EnvId: A Metric Learning Approach for Forensic Few-Shot Identification of Unseen Environments
This addresses the need for practical forensic tools to associate audio recordings with unseen environments in criminal cases, though it is incremental as it builds on existing few-shot and metric learning approaches.
The paper tackles the problem of identifying recording locations from audio in forensic investigations, where candidate locations are case-specific and audio quality varies, by proposing a few-shot classification framework called EnvId that avoids retraining and shows good performance under challenging conditions.
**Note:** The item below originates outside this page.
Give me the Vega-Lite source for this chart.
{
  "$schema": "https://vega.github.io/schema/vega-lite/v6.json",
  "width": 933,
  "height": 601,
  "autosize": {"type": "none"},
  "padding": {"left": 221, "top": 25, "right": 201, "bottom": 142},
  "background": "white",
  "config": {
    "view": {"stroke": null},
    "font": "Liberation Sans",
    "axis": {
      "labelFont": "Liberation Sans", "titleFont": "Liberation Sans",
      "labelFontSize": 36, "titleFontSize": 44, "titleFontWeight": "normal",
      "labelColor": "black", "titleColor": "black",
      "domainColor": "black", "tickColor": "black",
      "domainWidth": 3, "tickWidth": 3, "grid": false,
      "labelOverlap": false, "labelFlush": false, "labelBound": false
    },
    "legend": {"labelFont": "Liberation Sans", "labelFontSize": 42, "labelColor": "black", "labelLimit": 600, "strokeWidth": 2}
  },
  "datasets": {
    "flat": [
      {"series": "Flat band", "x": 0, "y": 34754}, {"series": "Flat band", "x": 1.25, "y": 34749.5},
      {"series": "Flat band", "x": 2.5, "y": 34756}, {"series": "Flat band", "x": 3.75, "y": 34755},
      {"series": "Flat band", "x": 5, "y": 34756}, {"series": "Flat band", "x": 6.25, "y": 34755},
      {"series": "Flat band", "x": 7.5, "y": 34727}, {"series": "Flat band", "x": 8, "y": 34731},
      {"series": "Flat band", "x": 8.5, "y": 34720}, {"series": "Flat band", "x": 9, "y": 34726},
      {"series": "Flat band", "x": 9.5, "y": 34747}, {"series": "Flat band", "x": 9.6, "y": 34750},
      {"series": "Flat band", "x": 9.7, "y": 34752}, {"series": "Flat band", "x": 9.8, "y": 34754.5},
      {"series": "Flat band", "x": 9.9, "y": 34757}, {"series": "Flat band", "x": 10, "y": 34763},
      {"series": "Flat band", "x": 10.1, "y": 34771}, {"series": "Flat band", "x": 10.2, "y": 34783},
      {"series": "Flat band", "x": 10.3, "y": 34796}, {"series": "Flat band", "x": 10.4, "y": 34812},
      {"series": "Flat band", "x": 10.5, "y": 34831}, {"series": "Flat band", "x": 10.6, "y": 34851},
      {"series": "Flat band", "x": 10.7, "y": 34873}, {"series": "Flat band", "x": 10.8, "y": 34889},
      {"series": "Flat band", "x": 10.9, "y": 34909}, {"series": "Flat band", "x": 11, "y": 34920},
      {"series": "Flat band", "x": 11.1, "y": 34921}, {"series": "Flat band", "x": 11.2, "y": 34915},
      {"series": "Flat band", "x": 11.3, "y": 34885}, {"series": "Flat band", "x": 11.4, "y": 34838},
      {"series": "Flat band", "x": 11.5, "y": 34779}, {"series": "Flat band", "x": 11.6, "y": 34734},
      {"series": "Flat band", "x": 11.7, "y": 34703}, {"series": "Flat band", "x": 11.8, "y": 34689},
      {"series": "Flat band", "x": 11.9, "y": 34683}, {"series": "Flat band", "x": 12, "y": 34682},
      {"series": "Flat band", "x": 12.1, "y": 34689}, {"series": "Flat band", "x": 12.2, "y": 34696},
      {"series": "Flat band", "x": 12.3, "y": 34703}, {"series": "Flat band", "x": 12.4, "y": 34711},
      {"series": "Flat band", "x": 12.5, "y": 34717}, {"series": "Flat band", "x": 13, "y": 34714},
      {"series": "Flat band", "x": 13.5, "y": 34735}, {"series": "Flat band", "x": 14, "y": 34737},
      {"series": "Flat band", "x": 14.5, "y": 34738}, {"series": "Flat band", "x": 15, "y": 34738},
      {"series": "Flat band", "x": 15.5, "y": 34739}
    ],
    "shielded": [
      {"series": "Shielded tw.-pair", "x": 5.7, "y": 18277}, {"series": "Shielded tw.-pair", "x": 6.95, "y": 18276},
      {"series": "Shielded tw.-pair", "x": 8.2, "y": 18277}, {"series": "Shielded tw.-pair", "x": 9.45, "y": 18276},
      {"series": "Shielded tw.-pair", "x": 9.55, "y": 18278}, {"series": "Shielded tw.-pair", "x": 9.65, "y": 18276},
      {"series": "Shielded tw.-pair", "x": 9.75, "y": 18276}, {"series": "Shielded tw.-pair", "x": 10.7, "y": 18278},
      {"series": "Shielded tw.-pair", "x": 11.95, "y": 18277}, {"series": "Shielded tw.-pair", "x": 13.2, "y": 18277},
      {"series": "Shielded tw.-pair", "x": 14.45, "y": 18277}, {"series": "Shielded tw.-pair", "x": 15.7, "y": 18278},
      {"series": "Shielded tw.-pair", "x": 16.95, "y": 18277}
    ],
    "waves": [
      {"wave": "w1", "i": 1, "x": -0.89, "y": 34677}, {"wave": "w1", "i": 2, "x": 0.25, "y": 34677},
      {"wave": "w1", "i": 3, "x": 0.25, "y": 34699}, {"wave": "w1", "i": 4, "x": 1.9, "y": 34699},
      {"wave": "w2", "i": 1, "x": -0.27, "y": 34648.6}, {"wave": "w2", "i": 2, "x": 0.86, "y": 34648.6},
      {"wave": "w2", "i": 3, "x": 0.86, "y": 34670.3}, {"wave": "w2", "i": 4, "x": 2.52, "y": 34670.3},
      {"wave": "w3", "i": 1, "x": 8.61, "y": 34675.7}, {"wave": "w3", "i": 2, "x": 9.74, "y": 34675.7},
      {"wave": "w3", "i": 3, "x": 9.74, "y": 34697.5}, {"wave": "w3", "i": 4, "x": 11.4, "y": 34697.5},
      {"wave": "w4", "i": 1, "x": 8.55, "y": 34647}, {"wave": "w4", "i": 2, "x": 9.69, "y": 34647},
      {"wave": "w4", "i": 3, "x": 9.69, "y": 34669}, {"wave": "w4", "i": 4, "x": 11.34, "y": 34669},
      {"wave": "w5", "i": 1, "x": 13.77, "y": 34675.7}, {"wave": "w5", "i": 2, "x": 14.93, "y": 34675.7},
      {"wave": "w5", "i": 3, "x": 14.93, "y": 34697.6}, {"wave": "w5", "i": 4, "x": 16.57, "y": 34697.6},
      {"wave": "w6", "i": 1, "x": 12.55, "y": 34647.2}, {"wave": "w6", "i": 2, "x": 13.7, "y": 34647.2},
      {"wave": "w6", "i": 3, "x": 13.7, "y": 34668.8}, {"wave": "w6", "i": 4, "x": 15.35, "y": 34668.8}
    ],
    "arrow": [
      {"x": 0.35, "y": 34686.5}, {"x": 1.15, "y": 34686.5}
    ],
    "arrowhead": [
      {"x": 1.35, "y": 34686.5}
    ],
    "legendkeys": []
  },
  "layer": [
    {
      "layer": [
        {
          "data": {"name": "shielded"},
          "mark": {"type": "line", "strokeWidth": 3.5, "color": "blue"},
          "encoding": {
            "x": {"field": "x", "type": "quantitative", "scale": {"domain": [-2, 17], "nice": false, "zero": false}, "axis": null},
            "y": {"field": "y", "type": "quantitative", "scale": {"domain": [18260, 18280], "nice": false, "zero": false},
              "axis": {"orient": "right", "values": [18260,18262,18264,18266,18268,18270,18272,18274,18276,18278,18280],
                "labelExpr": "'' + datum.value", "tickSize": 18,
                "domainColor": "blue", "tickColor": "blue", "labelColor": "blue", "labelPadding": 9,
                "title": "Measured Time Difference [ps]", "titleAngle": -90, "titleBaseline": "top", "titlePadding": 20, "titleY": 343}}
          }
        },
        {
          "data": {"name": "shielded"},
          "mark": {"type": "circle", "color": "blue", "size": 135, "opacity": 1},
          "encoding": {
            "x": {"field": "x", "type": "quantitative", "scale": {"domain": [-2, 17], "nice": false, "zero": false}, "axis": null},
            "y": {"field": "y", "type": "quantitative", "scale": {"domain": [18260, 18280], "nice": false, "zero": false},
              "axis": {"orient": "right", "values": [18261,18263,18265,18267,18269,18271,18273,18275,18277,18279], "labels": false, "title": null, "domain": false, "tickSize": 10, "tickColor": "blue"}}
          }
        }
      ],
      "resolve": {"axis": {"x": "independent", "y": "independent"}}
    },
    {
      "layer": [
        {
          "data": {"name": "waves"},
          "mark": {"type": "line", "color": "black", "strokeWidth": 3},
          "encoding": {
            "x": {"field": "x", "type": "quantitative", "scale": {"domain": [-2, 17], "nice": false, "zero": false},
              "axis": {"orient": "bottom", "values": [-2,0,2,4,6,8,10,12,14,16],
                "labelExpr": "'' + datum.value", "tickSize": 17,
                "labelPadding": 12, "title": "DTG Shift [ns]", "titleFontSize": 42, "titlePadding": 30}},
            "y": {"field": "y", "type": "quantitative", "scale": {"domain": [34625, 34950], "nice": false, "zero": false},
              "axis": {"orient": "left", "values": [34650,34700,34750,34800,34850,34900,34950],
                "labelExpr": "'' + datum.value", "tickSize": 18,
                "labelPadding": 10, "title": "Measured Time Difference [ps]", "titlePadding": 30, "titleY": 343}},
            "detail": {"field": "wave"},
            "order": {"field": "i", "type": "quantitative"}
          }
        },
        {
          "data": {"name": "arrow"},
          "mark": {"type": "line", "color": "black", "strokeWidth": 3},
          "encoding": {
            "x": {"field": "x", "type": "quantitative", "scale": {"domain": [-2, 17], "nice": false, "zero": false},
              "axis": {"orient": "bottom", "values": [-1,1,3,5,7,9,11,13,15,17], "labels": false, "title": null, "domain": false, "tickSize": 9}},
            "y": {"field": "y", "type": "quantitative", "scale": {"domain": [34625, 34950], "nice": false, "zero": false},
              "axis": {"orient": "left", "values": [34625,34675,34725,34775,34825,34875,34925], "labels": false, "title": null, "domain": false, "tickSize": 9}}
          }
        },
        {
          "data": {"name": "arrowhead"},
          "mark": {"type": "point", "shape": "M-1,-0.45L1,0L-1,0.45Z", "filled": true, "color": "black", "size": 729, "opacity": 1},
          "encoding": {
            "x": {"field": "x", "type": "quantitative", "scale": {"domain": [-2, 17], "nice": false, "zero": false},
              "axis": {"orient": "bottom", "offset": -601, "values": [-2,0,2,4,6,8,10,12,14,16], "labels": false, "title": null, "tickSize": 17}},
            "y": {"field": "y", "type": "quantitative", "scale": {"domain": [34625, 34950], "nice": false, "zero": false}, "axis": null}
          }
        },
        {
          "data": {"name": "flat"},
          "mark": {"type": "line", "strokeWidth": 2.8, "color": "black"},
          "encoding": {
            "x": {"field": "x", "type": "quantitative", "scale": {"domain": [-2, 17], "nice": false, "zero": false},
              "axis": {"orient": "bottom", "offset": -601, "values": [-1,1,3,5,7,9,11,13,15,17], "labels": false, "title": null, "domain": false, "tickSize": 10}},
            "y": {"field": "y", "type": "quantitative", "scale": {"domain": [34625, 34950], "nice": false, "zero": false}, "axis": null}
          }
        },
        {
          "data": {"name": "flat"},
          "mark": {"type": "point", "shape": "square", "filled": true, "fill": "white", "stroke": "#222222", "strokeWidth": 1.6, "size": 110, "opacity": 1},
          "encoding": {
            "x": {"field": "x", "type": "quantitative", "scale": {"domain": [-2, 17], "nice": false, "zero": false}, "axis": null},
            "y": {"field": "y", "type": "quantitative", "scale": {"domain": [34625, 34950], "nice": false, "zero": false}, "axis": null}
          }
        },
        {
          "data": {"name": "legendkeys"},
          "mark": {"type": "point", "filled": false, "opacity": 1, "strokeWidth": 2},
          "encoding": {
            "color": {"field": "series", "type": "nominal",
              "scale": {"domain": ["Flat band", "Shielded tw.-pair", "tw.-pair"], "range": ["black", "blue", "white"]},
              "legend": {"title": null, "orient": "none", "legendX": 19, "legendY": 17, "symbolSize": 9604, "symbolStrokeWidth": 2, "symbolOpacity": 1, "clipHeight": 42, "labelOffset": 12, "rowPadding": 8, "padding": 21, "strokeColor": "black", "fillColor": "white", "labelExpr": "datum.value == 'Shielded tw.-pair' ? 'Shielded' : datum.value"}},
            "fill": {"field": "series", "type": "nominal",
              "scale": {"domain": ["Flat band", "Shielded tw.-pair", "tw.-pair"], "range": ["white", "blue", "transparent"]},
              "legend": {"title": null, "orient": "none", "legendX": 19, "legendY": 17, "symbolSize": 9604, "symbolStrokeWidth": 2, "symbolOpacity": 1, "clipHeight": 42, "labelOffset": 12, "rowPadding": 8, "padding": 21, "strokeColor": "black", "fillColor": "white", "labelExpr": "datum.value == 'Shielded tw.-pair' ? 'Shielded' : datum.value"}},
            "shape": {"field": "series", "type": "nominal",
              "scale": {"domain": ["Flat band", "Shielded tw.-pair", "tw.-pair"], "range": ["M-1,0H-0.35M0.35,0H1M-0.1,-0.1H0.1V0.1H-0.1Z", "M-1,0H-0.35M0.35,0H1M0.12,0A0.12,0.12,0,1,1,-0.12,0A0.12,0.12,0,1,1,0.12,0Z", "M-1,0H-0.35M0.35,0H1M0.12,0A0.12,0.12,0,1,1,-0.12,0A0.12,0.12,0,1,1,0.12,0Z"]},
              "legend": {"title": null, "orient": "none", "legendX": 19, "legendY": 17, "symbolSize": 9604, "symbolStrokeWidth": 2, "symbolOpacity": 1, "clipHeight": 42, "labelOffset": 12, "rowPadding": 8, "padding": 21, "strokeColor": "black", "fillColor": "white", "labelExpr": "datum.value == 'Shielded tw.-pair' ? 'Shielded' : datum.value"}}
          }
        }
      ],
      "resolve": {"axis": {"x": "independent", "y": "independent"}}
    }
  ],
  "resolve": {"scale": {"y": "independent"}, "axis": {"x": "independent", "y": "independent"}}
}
Audio recordings may provide important evidence in criminal investigations. One such case is the forensic association of a recorded audio to its recording location. For example, a voice message may be the only investigative cue to narrow down the candidate sites for a crime. Up to now, several works provide supervised classification tools for closed-set recording environment identification under relatively clean recording conditions. However, in forensic investigations, the candidate locations are case-specific. Thus, supervised learning techniques are not applicable without retraining a classifier on a sufficient amount of training samples for each case and respective candidate set. In addition, a forensic tool has to deal with audio material from uncontrolled sources with variable properties and quality. In this work, we therefore attempt a major step towards practical forensic application scenarios. We propose a representation learning framework called EnvId, short for environment identification. EnvId avoids case-specific retraining by modeling the task as a few-shot classification problem. We demonstrate that EnvId can handle forensically challenging material. It provides good quality predictions even under unseen signal degradations, out-of-distribution reverberation characteristics or recording position mismatches.